WHAT THE EXERCISE ASKS
Output the full material exactly as it appears here.

═══

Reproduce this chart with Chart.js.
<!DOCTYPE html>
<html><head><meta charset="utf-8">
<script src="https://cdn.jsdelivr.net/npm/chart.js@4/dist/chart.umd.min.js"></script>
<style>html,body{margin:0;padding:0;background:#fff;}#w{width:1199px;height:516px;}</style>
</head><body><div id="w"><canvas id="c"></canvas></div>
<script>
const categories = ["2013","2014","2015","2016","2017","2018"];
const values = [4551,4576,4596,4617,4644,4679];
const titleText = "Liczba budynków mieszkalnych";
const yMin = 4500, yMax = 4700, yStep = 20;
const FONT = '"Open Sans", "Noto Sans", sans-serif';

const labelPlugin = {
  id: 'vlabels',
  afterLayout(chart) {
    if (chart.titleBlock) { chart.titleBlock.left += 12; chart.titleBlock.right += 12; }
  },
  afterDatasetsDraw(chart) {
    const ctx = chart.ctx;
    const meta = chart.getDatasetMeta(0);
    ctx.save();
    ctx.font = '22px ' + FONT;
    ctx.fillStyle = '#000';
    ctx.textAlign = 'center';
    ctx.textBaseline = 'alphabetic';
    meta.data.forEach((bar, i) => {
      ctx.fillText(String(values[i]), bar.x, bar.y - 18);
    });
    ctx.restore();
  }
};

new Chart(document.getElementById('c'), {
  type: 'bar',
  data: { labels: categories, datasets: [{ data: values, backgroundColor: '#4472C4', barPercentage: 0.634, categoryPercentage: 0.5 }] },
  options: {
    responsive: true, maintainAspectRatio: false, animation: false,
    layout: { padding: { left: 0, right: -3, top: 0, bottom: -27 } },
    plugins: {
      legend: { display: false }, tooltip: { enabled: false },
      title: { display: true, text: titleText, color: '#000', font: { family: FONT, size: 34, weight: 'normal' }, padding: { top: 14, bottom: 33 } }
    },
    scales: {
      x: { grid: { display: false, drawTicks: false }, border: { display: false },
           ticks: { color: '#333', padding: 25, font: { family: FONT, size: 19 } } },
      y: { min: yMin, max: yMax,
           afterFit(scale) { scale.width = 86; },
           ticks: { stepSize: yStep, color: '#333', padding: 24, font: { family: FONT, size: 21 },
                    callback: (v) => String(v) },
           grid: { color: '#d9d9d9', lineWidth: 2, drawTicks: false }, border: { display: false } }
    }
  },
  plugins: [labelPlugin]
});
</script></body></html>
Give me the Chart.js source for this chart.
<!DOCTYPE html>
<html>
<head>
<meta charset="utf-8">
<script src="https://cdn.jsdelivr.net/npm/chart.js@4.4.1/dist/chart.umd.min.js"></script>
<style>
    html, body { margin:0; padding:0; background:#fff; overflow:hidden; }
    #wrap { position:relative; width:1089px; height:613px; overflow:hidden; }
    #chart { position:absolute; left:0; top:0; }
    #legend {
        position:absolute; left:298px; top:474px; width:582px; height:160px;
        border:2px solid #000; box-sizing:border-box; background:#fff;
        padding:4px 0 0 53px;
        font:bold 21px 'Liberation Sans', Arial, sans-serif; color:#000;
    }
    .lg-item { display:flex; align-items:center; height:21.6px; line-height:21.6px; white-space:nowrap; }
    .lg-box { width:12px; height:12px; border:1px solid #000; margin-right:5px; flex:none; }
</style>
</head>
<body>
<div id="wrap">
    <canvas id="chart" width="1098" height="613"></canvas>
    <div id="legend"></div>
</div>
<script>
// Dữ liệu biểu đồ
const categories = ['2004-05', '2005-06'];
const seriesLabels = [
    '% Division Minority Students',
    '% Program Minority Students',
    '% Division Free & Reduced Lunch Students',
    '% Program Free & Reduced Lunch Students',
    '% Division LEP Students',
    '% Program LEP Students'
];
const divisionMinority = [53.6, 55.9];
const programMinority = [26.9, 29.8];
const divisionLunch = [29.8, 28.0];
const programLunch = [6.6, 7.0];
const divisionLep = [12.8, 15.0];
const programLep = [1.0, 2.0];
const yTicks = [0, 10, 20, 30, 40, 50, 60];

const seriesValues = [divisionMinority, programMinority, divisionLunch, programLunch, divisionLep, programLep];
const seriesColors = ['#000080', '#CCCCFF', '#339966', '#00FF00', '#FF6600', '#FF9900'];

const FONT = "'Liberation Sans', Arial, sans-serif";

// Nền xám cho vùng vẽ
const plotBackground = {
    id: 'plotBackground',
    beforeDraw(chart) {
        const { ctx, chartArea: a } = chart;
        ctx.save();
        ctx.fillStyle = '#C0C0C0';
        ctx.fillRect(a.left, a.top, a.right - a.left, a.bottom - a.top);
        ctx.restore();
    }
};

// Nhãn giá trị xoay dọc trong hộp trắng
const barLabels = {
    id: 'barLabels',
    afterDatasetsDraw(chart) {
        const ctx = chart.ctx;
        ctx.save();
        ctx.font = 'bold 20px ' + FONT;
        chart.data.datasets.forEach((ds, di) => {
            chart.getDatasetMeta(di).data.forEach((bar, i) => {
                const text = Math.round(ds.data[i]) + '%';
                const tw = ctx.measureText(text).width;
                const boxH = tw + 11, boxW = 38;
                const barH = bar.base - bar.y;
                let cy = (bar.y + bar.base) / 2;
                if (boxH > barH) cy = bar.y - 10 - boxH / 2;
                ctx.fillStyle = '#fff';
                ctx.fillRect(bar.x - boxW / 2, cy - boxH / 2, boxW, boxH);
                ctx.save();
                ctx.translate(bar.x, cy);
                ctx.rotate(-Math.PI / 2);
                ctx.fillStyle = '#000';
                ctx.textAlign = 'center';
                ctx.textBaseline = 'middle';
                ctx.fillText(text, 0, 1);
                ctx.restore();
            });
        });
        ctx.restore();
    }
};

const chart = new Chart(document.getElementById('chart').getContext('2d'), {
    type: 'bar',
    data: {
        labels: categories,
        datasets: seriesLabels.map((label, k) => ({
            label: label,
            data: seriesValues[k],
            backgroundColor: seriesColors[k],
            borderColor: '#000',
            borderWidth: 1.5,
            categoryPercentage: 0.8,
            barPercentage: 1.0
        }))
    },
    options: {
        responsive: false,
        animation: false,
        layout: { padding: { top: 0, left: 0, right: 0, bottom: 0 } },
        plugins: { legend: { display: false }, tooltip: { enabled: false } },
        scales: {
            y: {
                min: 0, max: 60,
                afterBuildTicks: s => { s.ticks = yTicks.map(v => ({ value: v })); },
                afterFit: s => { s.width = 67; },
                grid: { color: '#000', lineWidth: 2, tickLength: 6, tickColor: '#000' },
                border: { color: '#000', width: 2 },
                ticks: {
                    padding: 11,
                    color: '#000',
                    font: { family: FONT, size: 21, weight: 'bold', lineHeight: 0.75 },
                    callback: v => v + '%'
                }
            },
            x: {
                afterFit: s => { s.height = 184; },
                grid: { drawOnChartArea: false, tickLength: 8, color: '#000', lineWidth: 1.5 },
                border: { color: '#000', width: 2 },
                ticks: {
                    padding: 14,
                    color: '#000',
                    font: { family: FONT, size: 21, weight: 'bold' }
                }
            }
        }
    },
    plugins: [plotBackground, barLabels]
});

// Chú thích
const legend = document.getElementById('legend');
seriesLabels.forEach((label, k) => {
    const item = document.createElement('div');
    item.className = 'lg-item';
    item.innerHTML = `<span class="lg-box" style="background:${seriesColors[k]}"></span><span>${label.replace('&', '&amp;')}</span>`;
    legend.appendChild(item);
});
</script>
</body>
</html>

═══

ANSWER BELOW
Reproduce this chart with Chart.js.
<!DOCTYPE html>
<html><head><meta charset="utf-8">
<script src="https://cdn.jsdelivr.net/npm/chart.js@4/dist/chart.umd.min.js"></script>
<style>html,body{margin:0;padding:0;background:#fff;}#w{width:1199px;height:516px;}</style>
</head><body><div id="w"><canvas id="c"></canvas></div>
<script>
const categories = ["2013","2014","2015","2016","2017","2018"];
const values = [4551,4576,4596,4617,4644,4679];
const titleText = "Liczba budynków mieszkalnych";
const yMin = 4500, yMax = 4700, yStep = 20;
const FONT = '"Open Sans", "Noto Sans", sans-serif';

const labelPlugin = {
  id: 'vlabels',
  afterLayout(chart) {
    if (chart.titleBlock) { chart.titleBlock.left += 12; chart.titleBlock.right += 12; }
  },
  afterDatasetsDraw(chart) {
    const ctx = chart.ctx;
    const meta = chart.getDatasetMeta(0);
    ctx.save();
    ctx.font = '22px ' + FONT;
    ctx.fillStyle = '#000';
    ctx.textAlign = 'center';
    ctx.textBaseline = 'alphabetic';
    meta.data.forEach((bar, i) => {
      ctx.fillText(String(values[i]), bar.x, bar.y - 18);
    });
    ctx.restore();
  }
};

new Chart(document.getElementById('c'), {
  type: 'bar',
  data: { labels: categories, datasets: [{ data: values, backgroundColor: '#4472C4', barPercentage: 0.634, categoryPercentage: 0.5 }] },
  options: {
    responsive: true, maintainAspectRatio: false, animation: false,
    layout: { padding: { left: 0, right: -3, top: 0, bottom: -27 } },
    plugins: {
      legend: { display: false }, tooltip: { enabled: false },
      title: { display: true, text: titleText, color: '#000', font: { family: FONT, size: 34, weight: 'normal' }, padding: { top: 14, bottom: 33 } }
    },
    scales: {
      x: { grid: { display: false, drawTicks: false }, border: { display: false },
           ticks: { color: '#333', padding: 25, font: { family: FONT, size: 19 } } },
      y: { min: yMin, max: yMax,
           afterFit(scale) { scale.width = 86; },
           ticks: { stepSize: yStep, color: '#333', padding: 24, font: { family: FONT, size: 21 },
                    callback: (v) => String(v) },
           grid: { color: '#d9d9d9', lineWidth: 2, drawTicks: false }, border: { display: false } }
    }
  },
  plugins: [labelPlugin]
});
</script></body></html>
Give me the Chart.js source for this chart.
<!DOCTYPE html>
<html>
<head>
<meta charset="utf-8">
<script src="https://cdn.jsdelivr.net/npm/chart.js@4.4.1/dist/chart.umd.min.js"></script>
<style>
    html, body { margin:0; padding:0; background:#fff; overflow:hidden; }
    #wrap { position:relative; width:1089px; height:613px; overflow:hidden; }
    #chart { position:absolute; left:0; top:0; }
    #legend {
        position:absolute; left:298px; top:474px; width:582px; height:160px;
        border:2px solid #000; box-sizing:border-box; background:#fff;
        padding:4px 0 0 53px;
        font:bold 21px 'Liberation Sans', Arial, sans-serif; color:#000;
    }
    .lg-item { display:flex; align-items:center; height:21.6px; line-height:21.6px; white-space:nowrap; }
    .lg-box { width:12px; height:12px; border:1px solid #000; margin-right:5px; flex:none; }
</style>
</head>
<body>
<div id="wrap">
    <canvas id="chart" width="1098" height="613"></canvas>
    <div id="legend"></div>
</div>
<script>
// Dữ liệu biểu đồ
const categories = ['2004-05', '2005-06'];
const seriesLabels = [
    '% Division Minority Students',
    '% Program Minority Students',
    '% Division Free & Reduced Lunch Students',
    '% Program Free & Reduced Lunch Students',
    '% Division LEP Students',
    '% Program LEP Students'
];
const divisionMinority = [53.6, 55.9];
const programMinority = [26.9, 29.8];
const divisionLunch = [29.8, 28.0];
const programLunch = [6.6, 7.0];
const divisionLep = [12.8, 15.0];
const programLep = [1.0, 2.0];
const yTicks = [0, 10, 20, 30, 40, 50, 60];

const seriesValues = [divisionMinority, programMinority, divisionLunch, programLunch, divisionLep, programLep];
const seriesColors = ['#000080', '#CCCCFF', '#339966', '#00FF00', '#FF6600', '#FF9900'];

const FONT = "'Liberation Sans', Arial, sans-serif";

// Nền xám cho vùng vẽ
const plotBackground = {
    id: 'plotBackground',
    beforeDraw(chart) {
        const { ctx, chartArea: a } = chart;
        ctx.save();
        ctx.fillStyle = '#C0C0C0';
        ctx.fillRect(a.left, a.top, a.right - a.left, a.bottom - a.top);
        ctx.restore();
    }
};

// Nhãn giá trị xoay dọc trong hộp trắng
const barLabels = {
    id: 'barLabels',
    afterDatasetsDraw(chart) {
        const ctx = chart.ctx;
        ctx.save();
        ctx.font = 'bold 20px ' + FONT;
        chart.data.datasets.forEach((ds, di) => {
            chart.getDatasetMeta(di).data.forEach((bar, i) => {
                const text = Math.round(ds.data[i]) + '%';
                const tw = ctx.measureText(text).width;
                const boxH = tw + 11, boxW = 38;
                const barH = bar.base - bar.y;
                let cy = (bar.y + bar.base) / 2;
                if (boxH > barH) cy = bar.y - 10 - boxH / 2;
                ctx.fillStyle = '#fff';
                ctx.fillRect(bar.x - boxW / 2, cy - boxH / 2, boxW, boxH);
                ctx.save();
                ctx.translate(bar.x, cy);
                ctx.rotate(-Math.PI / 2);
                ctx.fillStyle = '#000';
                ctx.textAlign = 'center';
                ctx.textBaseline = 'middle';
                ctx.fillText(text, 0, 1);
                ctx.restore();
            });
        });
        ctx.restore();
    }
};

const chart = new Chart(document.getElementById('chart').getContext('2d'), {
    type: 'bar',
    data: {
        labels: categories,
        datasets: seriesLabels.map((label, k) => ({
            label: label,
            data: seriesValues[k],
            backgroundColor: seriesColors[k],
            borderColor: '#000',
            borderWidth: 1.5,
            categoryPercentage: 0.8,
            barPercentage: 1.0
        }))
    },
    options: {
        responsive: false,
        animation: false,
        layout: { padding: { top: 0, left: 0, right: 0, bottom: 0 } },
        plugins: { legend: { display: false }, tooltip: { enabled: false } },
        scales: {
            y: {
                min: 0, max: 60,
                afterBuildTicks: s => { s.ticks = yTicks.map(v => ({ value: v })); },
                afterFit: s => { s.width = 67; },
                grid: { color: '#000', lineWidth: 2, tickLength: 6, tickColor: '#000' },
                border: { color: '#000', width: 2 },
                ticks: {
                    padding: 11,
                    color: '#000',
                    font: { family: FONT, size: 21, weight: 'bold', lineHeight: 0.75 },
                    callback: v => v + '%'
                }
            },
            x: {
                afterFit: s => { s.height = 184; },
                grid: { drawOnChartArea: false, tickLength: 8, color: '#000', lineWidth: 1.5 },
                border: { color: '#000', width: 2 },
                ticks: {
                    padding: 14,
                    color: '#000',
                    font: { family: FONT, size: 21, weight: 'bold' }
                }
            }
        }
    },
    plugins: [plotBackground, barLabels]
});

// Chú thích
const legend = document.getElementById('legend');
seriesLabels.forEach((label, k) => {
    const item = document.createElement('div');
    item.className = 'lg-item';
    item.innerHTML = `<span class="lg-box" style="background:${seriesColors[k]}"></span><span>${label.replace('&', '&amp;')}</span>`;
    legend.appendChild(item);
});
</script>
</body>
</html>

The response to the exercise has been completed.